Bleh.
Ever feel like you cant talk to some of the people closest to you and just need a stranger/outsider's input?For fear of being judged for your thoughts, ridiculed because you know your thoughts are different from those of your friends, and they may not interpret it the same way? Or just you get tired of burdening them with the same shit over and over again? I know everyone would say "Oh, it's not a burden." but it always feels insincere. I dont want to be holding things inside, but sometimes you just dont want to rain on someone's parade or disrupt their course of life, I mean, yah, friends will stop for you, but they shouldnt have to be expected to. I mean, I would do that for a friend if its expected or not, but I would never want to impose that on my friends.
Sometimes people tell me that I should let it out, and just tell everyone to lift the burden off myself...but I feel bad doing that because there can be a lot of shit that I could lay out to be shared, that is probably better left on my back rather than theirs. I mean, some shit I feel just gets repetitive and I'm sure people would be annoyed by it, so why would I wana make other people annoyed and sharing a burden.

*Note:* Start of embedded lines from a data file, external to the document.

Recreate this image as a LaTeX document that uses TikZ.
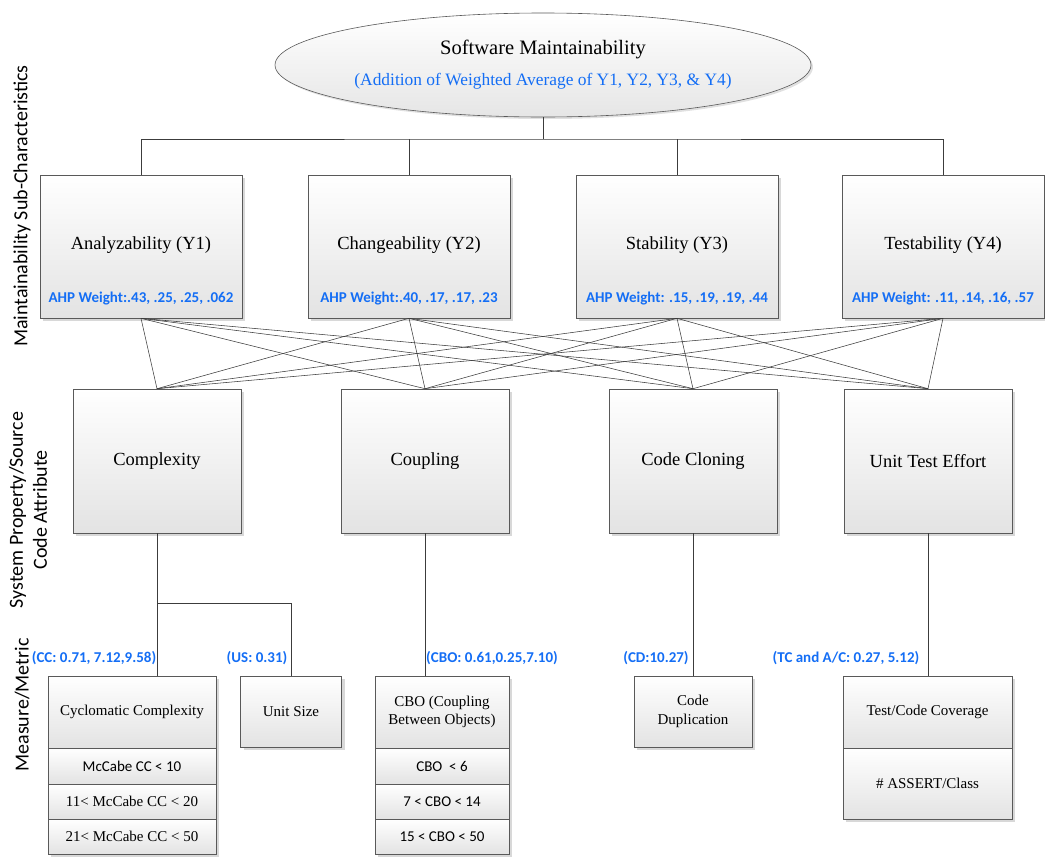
\documentclass[tikz,border=0pt]{standalone}
\usepackage{fontspec}
\setmainfont{Liberation Serif}
\newfontfamily\tnr{Liberation Serif}
\newfontfamily\calib{Carlito}
\usetikzlibrary{shapes.geometric,shadows}
\definecolor{ablue}{RGB}{20,110,245}
\definecolor{lnc}{RGB}{60,60,60}
\tikzset{
  box/.style={draw=black!65, line width=0.6pt, top color=white, bottom color=black!11,
    drop shadow={shadow xshift=3pt, shadow yshift=-3pt, fill=black!22, opacity=0.7},
    inner sep=2pt, align=center},
  wire/.style={draw=lnc, line width=0.55pt},
  blue/.style={text=ablue, font=\calib\bfseries\fontsize{15}{17}\selectfont, inner sep=0pt},
  side/.style={rotate=90, font=\calib\fontsize{20}{24}\selectfont, align=center, inner sep=0pt},
  ttl/.style={font=\tnr\fontsize{18.5}{21}\selectfont, inner sep=0pt},
  sml/.style={font=\tnr\fontsize{15}{18.5}\selectfont, inner sep=0pt, align=center},
  sms/.style={font=\calib\fontsize{15}{17}\selectfont, inner sep=0pt, align=center},
}
\begin{document}
\begin{tikzpicture}[x=1pt,y=-1pt]
\useasboundingbox (0,0) rectangle (1045,857);
% top ellipse
\node[ellipse, draw=black!65, line width=0.6pt, top color=white, bottom color=black!10,
  drop shadow={shadow xshift=2pt, shadow yshift=-2pt, fill=black!20, opacity=0.6},
  minimum width=536pt, minimum height=104pt] (sm) at (543,65) {};
\node[font=\tnr\fontsize{20.5}{24}\selectfont, inner sep=0pt] (smt) at (543,49) {Software Maintainability};
\node[text=ablue, font=\tnr\fontsize{17.4}{20}\selectfont, inner sep=0pt] (smsub) at (543,81) {(Addition of Weighted Average of Y1, Y2, Y3, \& Y4)};

% sub-characteristics
\foreach \n/\x/\t/\w in {y1/141/Analyzability (Y1)/{AHP Weight:.43, .25, .25, .062},
  y2/409/Changeability (Y2)/{AHP Weight:.40, .17, .17, .23},
  y3/677/Stability (Y3)/{AHP Weight: .15, .19, .19, .44},
  y4/943/Testability (Y4)/{AHP Weight: .11, .14, .16, .57}}{
  \node[box, minimum width=202pt, minimum height=143pt] (\n) at (\x,246.5) {};
  \node[ttl] (\n t) at (\x,245) {\t};
  \node[blue] (\n w) at (\x,299) {\w};
}

% attributes
\foreach \n/\x/\t in {a1/157/Complexity, a2/425/Coupling, a3/693/Code Cloning, a4/928/Unit Test Effort}{
  \node[box, minimum width=168pt, minimum height=144pt] (\n) at (\x,461) {};
  \node[ttl] (\n t) at (\x,461) {\t};
}

% connectors top
\coordinate (bus) at (543,139);
\draw[wire] (sm.south) -- (bus);
\draw[wire] (y1.north) |- (bus) -| (y4.north);
\draw[wire] (y2.north) -- (y2.north |- bus);
\draw[wire] (y3.north) -- (y3.north |- bus);
\foreach \i in {y1,y2,y3,y4}{
  \foreach \j in {a1,a2,a3,a4}{
    \draw[wire] (\i.south) -- (\j.north);
  }
}

% metrics: cyclomatic
\node[box, minimum width=168pt, minimum height=72pt] (cc1) at (132,712) {};
\node[sml] (cc1t) at (132,712) {Cyclomatic Complexity};
\node[box, minimum width=168pt, minimum height=36pt] (cc2) at (132,766) {};
\node[sms] (cc2t) at (132,766) {McCabe CC < 10};
\node[box, minimum width=168pt, minimum height=35pt] (cc3) at (132,801.5) {};
\node[sml] (cc3t) at (132,801.5) {11< McCabe CC < 20};
\node[box, minimum width=168pt, minimum height=35pt] (cc4) at (132,836.5) {};
\node[sml] (cc4t) at (132,836.5) {21< McCabe CC < 50};
% unit size
\node[box, minimum width=101pt, minimum height=71pt] (us) at (291,711.5) {};
\node[sml] (ust) at (291,711.5) {Unit Size};
% CBO
\node[box, minimum width=134pt, minimum height=72pt] (cb1) at (442,712) {};
\node[sml] (cb1t) at (442,712) {CBO (Coupling\\Between Objects)};
\node[box, minimum width=134pt, minimum height=36pt] (cb2) at (442,766) {};
\node[sms] (cb2t) at (442,766) {CBO \ < 6};
\node[box, minimum width=134pt, minimum height=35pt] (cb3) at (442,801.5) {};
\node[sms] (cb3t) at (442,801.5) {7 < CBO < 14};
\node[box, minimum width=134pt, minimum height=35pt] (cb4) at (442,836.5) {};
\node[sms] (cb4t) at (442,836.5) {15 < CBO < 50};
% code duplication
\node[box, minimum width=118pt, minimum height=71pt] (cd) at (693,711.5) {};
\node[sml] (cdt) at (693,711.5) {Code\\Duplication};
% test coverage
\node[box, minimum width=169pt, minimum height=72pt] (tc1) at (927.5,712) {};
\node[sml] (tc1t) at (927.5,712) {Test/Code Coverage};
\node[box, minimum width=169pt, minimum height=71pt] (tc2) at (927.5,783.5) {};
\node[sml] (tc2t) at (927.5,783.5) {\# ASSERT/Class};

% lower connectors
\coordinate (split) at (157,603);
\draw[wire] (a1.south) -- (a1.south |- cc1.north);
\draw[wire] (split) -| (us.north);
\draw[wire] (a2.south) -- (a2.south |- cb1.north);
\draw[wire] (a3.south) -- (cd.north);
\draw[wire] (a4.south) -- (a4.south |- tc1.north);

% blue labels
\node[blue] (lcc) at (94,658) {(CC: 0.71, 7.12,9.58)};
\node[blue] (lus) at (257,658) {(US: 0.31)};
\node[blue] (lcb) at (492,658) {(CBO: 0.61,0.25,7.10)};
\node[blue] (lcd) at (656,658) {(CD:10.27)};
\node[blue] (ltc) at (846,658) {(TC and A/C: 0.27, 5.12)};

% side labels
\node[side] (s1) at (22,206) {Maintainability Sub-Characteristics};
\node[side] (s2) at (28,510) {System Property/Source\\Code Attribute};
\node[side] (s3) at (22,705) {Measure/Metric};
\end{tikzpicture}
\end{document}
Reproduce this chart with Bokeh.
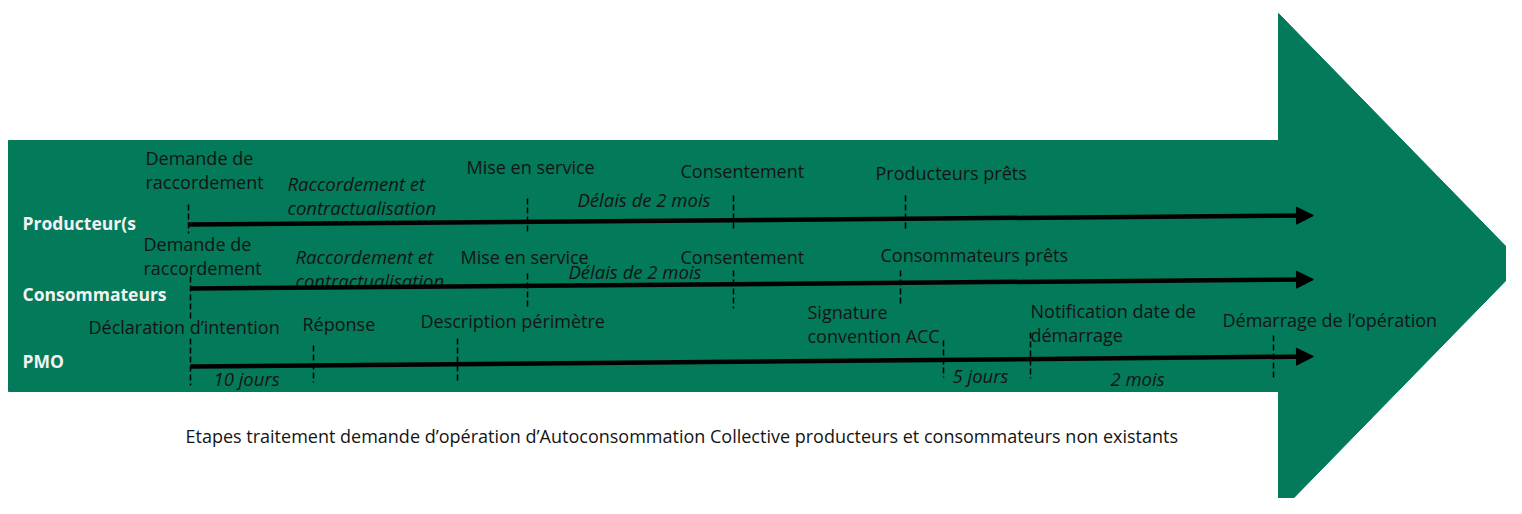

Okay, I bet I sound like a huge idiot right now...but I dont care. This sounds like a cry for attention too...but it isnt...at least I dont think it is. Maybe subconsciously, it is, because I would really want someone to share stuff with that doesnt make me feel bad for telling them the shit over and over...I mean, not that they do something outward to make me feel bad, I just feel bad on my own accord because I can feel the sigh of..."Why arent you over this yet?" type thing. I mean, I know it's there...cause I can be like that sometimes too...maybe I'm looking for something that doesnt exist.